# MATERIAL SUPPLIED:
◆ ◆ ◆ ◆ ◆
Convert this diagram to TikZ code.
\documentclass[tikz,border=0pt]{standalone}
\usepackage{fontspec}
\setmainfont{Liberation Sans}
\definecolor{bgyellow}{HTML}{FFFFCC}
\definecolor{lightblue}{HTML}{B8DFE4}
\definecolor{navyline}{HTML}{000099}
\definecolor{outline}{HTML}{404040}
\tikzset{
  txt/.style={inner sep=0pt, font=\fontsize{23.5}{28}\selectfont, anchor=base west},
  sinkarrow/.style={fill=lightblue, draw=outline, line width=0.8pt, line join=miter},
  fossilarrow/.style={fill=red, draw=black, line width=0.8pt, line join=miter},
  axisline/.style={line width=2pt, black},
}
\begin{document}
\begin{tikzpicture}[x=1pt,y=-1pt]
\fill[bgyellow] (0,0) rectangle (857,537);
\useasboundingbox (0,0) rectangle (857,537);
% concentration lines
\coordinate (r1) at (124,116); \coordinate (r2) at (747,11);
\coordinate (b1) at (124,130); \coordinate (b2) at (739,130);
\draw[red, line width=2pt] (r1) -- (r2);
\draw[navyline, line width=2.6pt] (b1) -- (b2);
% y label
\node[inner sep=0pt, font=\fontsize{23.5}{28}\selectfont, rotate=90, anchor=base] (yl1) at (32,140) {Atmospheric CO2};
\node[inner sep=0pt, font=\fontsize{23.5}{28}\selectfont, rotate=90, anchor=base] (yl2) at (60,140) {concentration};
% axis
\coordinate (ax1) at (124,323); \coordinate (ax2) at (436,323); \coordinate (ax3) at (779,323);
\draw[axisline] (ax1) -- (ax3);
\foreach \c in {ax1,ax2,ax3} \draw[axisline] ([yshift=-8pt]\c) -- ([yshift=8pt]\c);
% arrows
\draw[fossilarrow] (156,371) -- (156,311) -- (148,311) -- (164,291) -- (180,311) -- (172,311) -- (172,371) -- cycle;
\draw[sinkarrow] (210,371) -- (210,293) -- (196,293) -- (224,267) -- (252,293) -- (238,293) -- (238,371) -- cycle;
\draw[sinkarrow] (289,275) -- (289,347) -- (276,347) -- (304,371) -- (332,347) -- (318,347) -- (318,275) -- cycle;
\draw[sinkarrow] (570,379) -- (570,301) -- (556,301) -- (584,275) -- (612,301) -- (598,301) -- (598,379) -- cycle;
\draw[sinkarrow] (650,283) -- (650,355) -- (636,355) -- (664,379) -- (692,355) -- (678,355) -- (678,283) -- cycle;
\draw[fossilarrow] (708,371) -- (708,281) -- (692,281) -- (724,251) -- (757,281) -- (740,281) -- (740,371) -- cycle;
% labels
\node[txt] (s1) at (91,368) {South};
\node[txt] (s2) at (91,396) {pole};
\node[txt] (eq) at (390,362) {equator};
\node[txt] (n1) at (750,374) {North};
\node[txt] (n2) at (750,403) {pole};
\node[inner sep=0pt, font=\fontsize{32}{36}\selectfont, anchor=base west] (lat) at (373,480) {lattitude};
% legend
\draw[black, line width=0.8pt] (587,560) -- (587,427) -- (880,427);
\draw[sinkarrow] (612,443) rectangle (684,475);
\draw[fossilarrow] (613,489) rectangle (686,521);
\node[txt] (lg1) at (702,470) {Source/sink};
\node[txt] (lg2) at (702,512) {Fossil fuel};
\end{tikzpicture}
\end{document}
◆ ◆ ◆ ◆ ◆
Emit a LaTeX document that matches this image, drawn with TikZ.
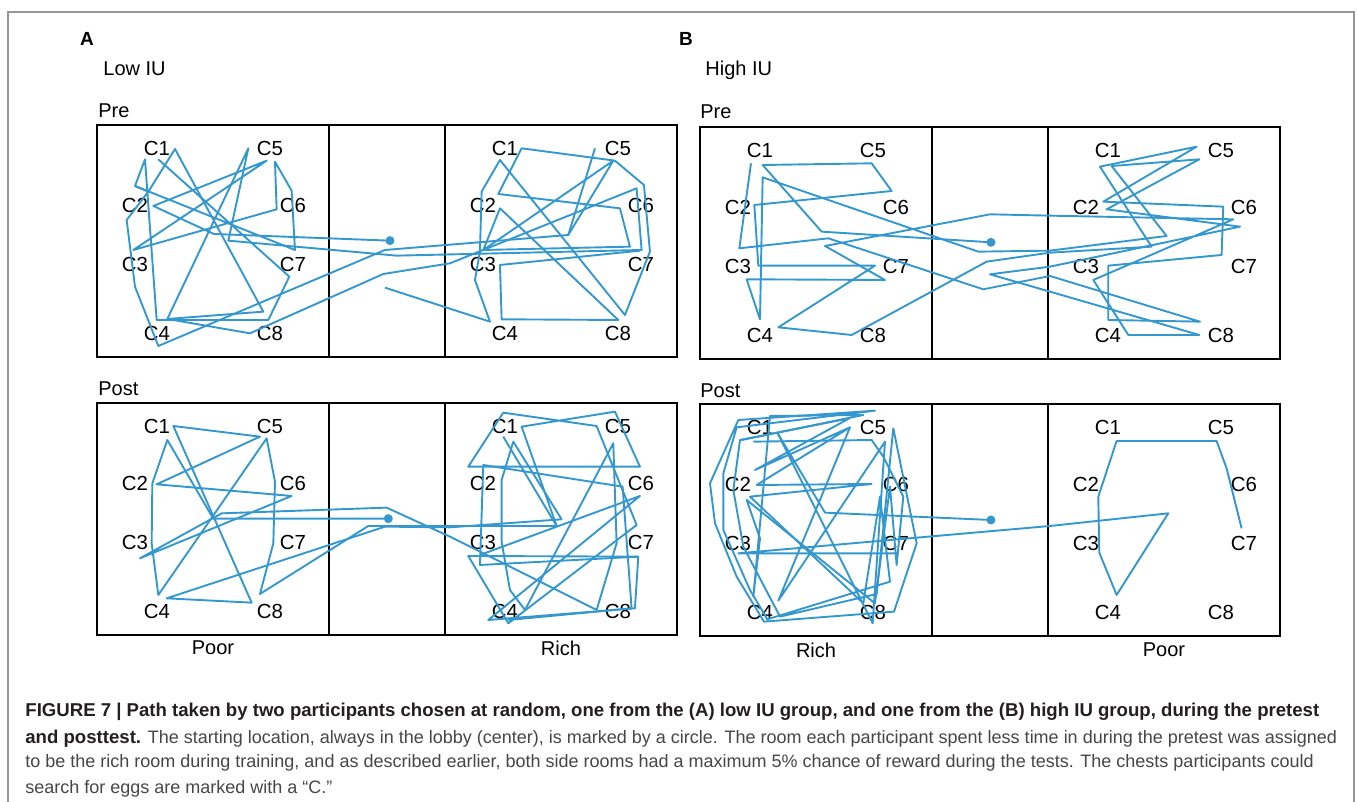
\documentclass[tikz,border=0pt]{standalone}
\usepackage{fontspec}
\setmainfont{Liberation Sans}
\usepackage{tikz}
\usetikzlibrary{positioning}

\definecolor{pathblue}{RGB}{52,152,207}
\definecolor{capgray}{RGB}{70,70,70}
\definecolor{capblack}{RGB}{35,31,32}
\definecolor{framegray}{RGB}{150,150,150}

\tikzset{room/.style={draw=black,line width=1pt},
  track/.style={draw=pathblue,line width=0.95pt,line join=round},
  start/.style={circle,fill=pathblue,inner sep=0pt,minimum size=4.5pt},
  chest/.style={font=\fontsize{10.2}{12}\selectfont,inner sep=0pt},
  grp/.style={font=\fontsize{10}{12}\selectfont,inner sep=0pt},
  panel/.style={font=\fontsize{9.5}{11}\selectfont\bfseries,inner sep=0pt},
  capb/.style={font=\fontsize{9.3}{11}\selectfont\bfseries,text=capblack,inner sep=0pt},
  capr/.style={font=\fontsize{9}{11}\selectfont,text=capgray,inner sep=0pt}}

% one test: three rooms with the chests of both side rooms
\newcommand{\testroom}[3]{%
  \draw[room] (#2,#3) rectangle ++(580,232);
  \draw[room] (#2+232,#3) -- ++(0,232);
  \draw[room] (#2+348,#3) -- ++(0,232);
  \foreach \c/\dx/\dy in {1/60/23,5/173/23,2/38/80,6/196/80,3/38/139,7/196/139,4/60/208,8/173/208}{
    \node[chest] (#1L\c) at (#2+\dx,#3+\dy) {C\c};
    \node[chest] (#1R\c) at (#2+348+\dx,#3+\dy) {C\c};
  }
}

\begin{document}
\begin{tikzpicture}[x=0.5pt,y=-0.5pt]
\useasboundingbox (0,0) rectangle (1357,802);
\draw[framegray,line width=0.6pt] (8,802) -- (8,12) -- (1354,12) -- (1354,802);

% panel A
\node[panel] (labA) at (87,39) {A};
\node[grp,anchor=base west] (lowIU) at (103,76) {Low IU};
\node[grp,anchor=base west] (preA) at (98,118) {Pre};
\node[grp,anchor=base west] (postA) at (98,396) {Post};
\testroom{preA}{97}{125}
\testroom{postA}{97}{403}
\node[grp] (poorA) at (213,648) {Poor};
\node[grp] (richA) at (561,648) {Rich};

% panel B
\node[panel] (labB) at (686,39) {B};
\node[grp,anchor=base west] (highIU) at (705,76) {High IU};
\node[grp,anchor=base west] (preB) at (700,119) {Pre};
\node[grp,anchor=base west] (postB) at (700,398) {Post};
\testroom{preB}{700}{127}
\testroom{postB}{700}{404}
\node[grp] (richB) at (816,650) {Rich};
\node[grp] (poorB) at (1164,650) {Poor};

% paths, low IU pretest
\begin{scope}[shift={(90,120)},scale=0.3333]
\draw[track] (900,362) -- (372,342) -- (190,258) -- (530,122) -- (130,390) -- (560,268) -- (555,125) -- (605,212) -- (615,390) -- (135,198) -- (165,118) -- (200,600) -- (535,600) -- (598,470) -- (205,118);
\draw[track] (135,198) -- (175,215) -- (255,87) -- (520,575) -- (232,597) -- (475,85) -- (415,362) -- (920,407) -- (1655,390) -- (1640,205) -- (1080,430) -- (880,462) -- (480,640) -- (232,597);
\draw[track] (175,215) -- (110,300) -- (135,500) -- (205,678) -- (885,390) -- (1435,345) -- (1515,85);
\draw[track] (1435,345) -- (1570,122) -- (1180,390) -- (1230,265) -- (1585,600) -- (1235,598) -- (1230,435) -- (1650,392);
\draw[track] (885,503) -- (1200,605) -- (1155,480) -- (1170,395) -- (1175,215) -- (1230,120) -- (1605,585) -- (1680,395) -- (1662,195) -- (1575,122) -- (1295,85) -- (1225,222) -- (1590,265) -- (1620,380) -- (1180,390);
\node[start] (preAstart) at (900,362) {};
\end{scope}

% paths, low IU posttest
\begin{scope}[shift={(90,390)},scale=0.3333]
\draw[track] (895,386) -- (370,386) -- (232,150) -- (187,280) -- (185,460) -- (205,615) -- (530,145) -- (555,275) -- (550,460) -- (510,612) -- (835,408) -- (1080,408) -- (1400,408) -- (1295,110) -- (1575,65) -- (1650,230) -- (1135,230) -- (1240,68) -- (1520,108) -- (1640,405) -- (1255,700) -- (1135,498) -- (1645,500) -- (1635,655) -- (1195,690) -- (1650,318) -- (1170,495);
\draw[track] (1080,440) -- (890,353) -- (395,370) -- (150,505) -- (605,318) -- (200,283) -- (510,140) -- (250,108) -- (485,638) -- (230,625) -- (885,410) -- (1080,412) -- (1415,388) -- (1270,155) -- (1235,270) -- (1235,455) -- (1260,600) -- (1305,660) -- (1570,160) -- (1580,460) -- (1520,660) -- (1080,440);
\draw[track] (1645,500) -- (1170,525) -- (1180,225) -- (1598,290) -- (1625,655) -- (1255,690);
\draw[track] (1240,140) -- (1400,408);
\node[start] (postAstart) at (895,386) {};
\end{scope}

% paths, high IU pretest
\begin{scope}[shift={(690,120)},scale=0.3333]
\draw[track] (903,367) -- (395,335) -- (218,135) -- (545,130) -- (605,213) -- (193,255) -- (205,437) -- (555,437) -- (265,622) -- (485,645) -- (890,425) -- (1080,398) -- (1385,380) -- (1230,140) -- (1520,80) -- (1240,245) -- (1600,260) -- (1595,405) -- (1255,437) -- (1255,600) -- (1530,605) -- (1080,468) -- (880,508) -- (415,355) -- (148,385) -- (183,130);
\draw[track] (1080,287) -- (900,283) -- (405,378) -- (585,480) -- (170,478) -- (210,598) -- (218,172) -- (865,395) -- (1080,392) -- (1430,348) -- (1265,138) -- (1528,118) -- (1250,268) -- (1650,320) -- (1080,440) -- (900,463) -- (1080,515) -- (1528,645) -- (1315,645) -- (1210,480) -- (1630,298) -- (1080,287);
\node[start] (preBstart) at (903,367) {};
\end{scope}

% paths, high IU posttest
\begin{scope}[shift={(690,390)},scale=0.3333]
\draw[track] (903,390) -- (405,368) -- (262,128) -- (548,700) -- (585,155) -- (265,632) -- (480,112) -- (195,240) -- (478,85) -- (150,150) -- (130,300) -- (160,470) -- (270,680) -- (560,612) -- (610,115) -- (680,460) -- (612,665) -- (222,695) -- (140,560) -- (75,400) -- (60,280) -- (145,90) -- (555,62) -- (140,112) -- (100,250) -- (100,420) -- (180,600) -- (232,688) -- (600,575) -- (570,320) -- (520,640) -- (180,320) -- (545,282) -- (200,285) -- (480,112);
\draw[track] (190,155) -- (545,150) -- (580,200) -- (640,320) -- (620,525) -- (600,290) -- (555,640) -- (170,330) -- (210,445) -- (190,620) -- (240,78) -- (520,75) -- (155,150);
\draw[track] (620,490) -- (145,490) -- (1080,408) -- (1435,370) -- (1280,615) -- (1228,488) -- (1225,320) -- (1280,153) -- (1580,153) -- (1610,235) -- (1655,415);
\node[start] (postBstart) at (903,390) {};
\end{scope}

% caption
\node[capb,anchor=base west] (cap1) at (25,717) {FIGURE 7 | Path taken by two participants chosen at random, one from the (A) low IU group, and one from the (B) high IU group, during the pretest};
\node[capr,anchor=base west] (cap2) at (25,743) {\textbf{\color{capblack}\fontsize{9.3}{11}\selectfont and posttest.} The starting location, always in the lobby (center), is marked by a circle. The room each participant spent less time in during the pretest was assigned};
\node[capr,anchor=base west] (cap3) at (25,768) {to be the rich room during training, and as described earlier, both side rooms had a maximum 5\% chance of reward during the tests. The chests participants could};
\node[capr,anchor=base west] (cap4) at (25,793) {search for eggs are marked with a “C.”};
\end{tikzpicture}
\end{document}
◆ ◆ ◆ ◆ ◆
# TO DO:
Pick out every line with the string "this" and copy it.

# OUTPUT OF THE EXERCISE:
Convert this diagram to TikZ code.
Emit a LaTeX document that matches this image, drawn with TikZ.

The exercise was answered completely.